Three things retailers can learn from the Sears bankruptcy
Sears Holdings, once the world's largest retailer, has filed for bankruptcy, signaling that the fast-changing retail business isn’t waiting for anyone.
Sears filed for Chapter 11 bankruptcy protection earlier this week after it reportedly could not pay US$134 million of debt that had come due – just part of the US$5 billion total it owes its lenders and bondholders.
For the company, it’s “a positive outcome,” says Greg Maloney, CEO of retail at JLL, Americas. Bankruptcy “allows for a potential reorganization” around a smaller number of successful stores that remain open.
But for other retailers, the change in fortune carries many lessons. “The moral of the story is that retailers that evolve and change and invest parallel to the consumer have a much higher probability of succeeding — compared to the retailer that wants to do it their own way,” says Naveen Jaggi, President of JLL’s retail brokerage in the Americas.
Here are three key takeaways for today’s retailers from the Sears’ story:
Focus on what you're good at
Sears began in the 19th Century selling a single product: mail-order watches. It steadily expanded to deliver virtually any item one could need in its textbook-like catalog. It first opened stores in the 1920s.
But consumer tastes began to change towards the end of the century, with the emergence of big box stores and discount retailers. Rather than going to one place to buy everything, shoppers began bargain hunt, Jaggi says. Sears didn’t adapt.
“The U.S. consumer became more product aware and better informed on what to buy, where to buy it, and how much it should cost,” Jaggi says. “Sears remained firm in their belief that middle America would remain loyal to Sears first and foremost. Unfortunately for Sears, the Information Age gave consumers the power of data, which marginalized loyalty in favor of value.”
Without beating the discount retailers on price, and without outlining its niche in a world where the one-stop-shop was no longer in vogue, Sears began the struggle that culminated with bankruptcy.
“Trying to be everything to everybody in 2018 is a losing battle,” Jaggi says. “Going forward, Sears should focus on core goods that consumers come in for and not the things they buy online or can buy for cheaper at a warehouse club. People still understand that Sears is great for home goods – they can organize around that.”
Invest in physical stores
The rise of e-commerce was another challenge to brick-and-mortar retailers. But many of them went to bat by investing in online shopping platforms and expensive upgrades to physical stores that made the in-store experience special.
Sears underinvested in both, Jaggi says. Its technology spending paled in comparison to that of Target and other big box competitors.
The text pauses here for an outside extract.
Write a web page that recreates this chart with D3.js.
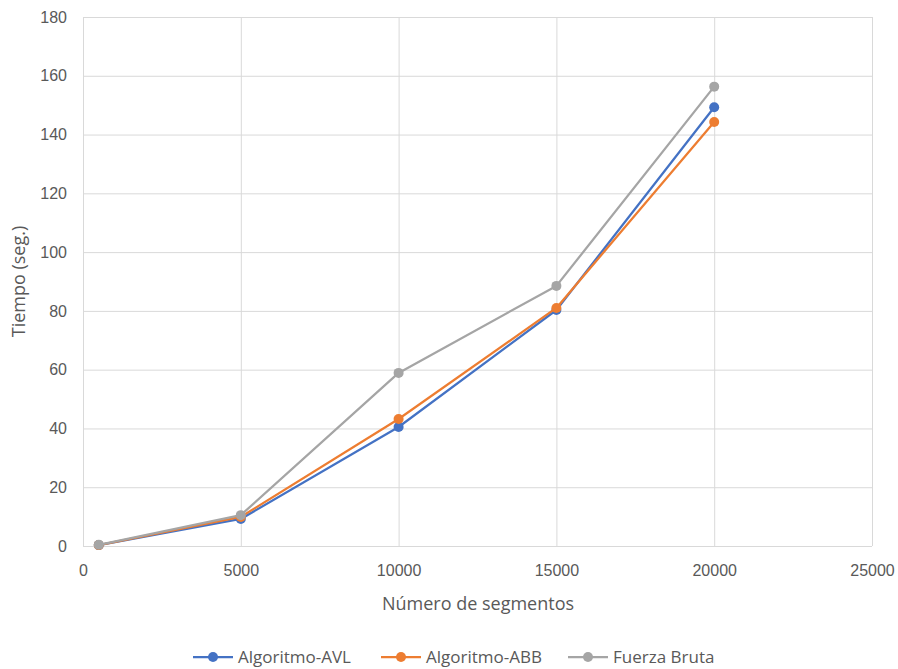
<!DOCTYPE html>
<html>
<head>
<meta charset="utf-8">
<script src="https://cdn.jsdelivr.net/npm/d3@7"></script>
<style>
  html, body { margin: 0; padding: 0; background: #fff; }
  svg { display: block; font-family: "Open Sans", "Noto Sans", sans-serif; }
</style>
</head>
<body>
<svg id="chart" width="898" height="669"></svg>
<script>
// Segment counts on the x axis
const segments = [500, 5000, 10000, 15000, 20000];

// Running time (seconds) per algorithm
const avl = [0.3, 9.2, 40.5, 80.3, 149.3];
const abb = [0.3, 9.9, 43.2, 81.0, 144.3];
const bruta = [0.4, 10.5, 58.9, 88.5, 156.3];

const seriesNames = ["Algoritmo-AVL", "Algoritmo-ABB", "Fuerza Bruta"];
const seriesColors = ["#4472C4", "#ED7D31", "#A5A5A5"];

const xTicks = [0, 5000, 10000, 15000, 20000, 25000];
const yTicks = [0, 20, 40, 60, 80, 100, 120, 140, 160, 180];

const svg = d3.select("#chart");
const margin = { left: 83, top: 17, right: 898 - 872, bottom: 669 - 546 };
const W = 898, H = 669;

const x = d3.scaleLinear().domain([0, 25000]).range([margin.left, W - margin.right]);
const y = d3.scaleLinear().domain([0, 180]).range([H - margin.bottom, margin.top]);

const grid = "#D9D9D9";
const textColor = "#595959";
const plain = d3.format("d");

// Horizontal gridlines
svg.append("g")
  .attr("transform", `translate(${margin.left},0)`)
  .call(d3.axisLeft(y).tickValues(yTicks).tickSize(-(x.range()[1] - x.range()[0])).tickFormat(""))
  .call(g => g.select(".domain").remove())
  .call(g => g.selectAll("line").attr("stroke", grid).attr("stroke-width", 1));

// Vertical gridlines
svg.append("g")
  .attr("transform", `translate(0,${y(0)})`)
  .call(d3.axisBottom(x).tickValues(xTicks).tickSize(-(y.range()[0] - y.range()[1])).tickFormat(""))
  .call(g => g.select(".domain").remove())
  .call(g => g.selectAll("line").attr("stroke", grid).attr("stroke-width", 1));

// Y tick labels
svg.append("g")
  .attr("transform", `translate(${margin.left},0)`)
  .call(d3.axisLeft(y).tickValues(yTicks).tickSize(0).tickPadding(16).tickFormat(plain))
  .call(g => g.select(".domain").remove())
  .call(g => g.selectAll("text").attr("fill", textColor).style("font-size", "16px"));

// X tick labels
svg.append("g")
  .attr("transform", `translate(0,${y(0)})`)
  .call(d3.axisBottom(x).tickValues(xTicks).tickSize(0).tickPadding(19).tickFormat(plain))
  .call(g => g.select(".domain").remove())
  .call(g => g.selectAll("text").attr("fill", textColor).style("font-size", "16px"));

// Axis titles
svg.append("text")
  .attr("x", 478)
  .attr("y", 610)
  .attr("text-anchor", "middle")
  .attr("fill", textColor)
  .style("font-size", "18px")
  .text("Número de segmentos");

svg.append("text")
  .attr("transform", `translate(25,${(y.range()[0] + y.range()[1]) / 2}) rotate(-90)`)
  .attr("text-anchor", "middle")
  .attr("fill", textColor)
  .style("font-size", "18px")
  .text("Tiempo (seg.)");

// Series lines and markers
const allSeries = [avl, abb, bruta];
const line = d3.line().x((d, i) => x(segments[i])).y(d => y(d));

allSeries.forEach((vals, s) => {
  const g = svg.append("g");
  g.append("path")
    .datum(vals)
    .attr("fill", "none")
    .attr("stroke", seriesColors[s])
    .attr("stroke-width", 2.25)
    .attr("stroke-linejoin", "round")
    .attr("d", line);
  g.selectAll("circle")
    .data(vals)
    .join("circle")
    .attr("cx", (d, i) => x(segments[i]))
    .attr("cy", d => y(d))
    .attr("r", 5)
    .attr("fill", seriesColors[s]);
});

// Legend
const legendY = 657;
const legendItems = [
  { x: 193, label: seriesNames[0] },
  { x: 381, label: seriesNames[1] },
  { x: 568, label: seriesNames[2] }
];
legendItems.forEach((it, s) => {
  const g = svg.append("g").attr("transform", `translate(${it.x},${legendY})`);
  g.append("line").attr("x1", 0).attr("x2", 40).attr("y1", 0).attr("y2", 0)
    .attr("stroke", seriesColors[s]).attr("stroke-width", 2.25);
  g.append("circle").attr("cx", 20).attr("cy", 0).attr("r", 5).attr("fill", seriesColors[s]);
  g.append("text").attr("x", 45).attr("y", 0).attr("dy", "0.35em")
    .attr("fill", textColor).style("font-size", "17px").text(it.label);
});
</script>
</body>
</html>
Meanwhile, chronic underinvestment in the company’s physical stores meant that properties were outdated. “Experiential retail” it was not.
“Either you invest in experiential retail or you play in the world of discount,” Jaggi says. “Sears fell into that black hole where they weren’t discount but were also not relevant to the modern consumer.”
Market directly to your core customer
In the late 1990s and 2000s, mall developers began seeking aspirational consumers, choosing high-end department stores like Nordstrom to lead the way.
Sears, not associated with luxury, was no longer the go-to mall anchor – but it didn’t fit the discount, big-box mold either. Instead, it suffered from a lack of definition around its target customer.
“Retailers need to realize who they are and who their core customer is, and market directly to them,” Jaggi says. “If your core consumer is value, go there. If it’s aspirational, go that way.”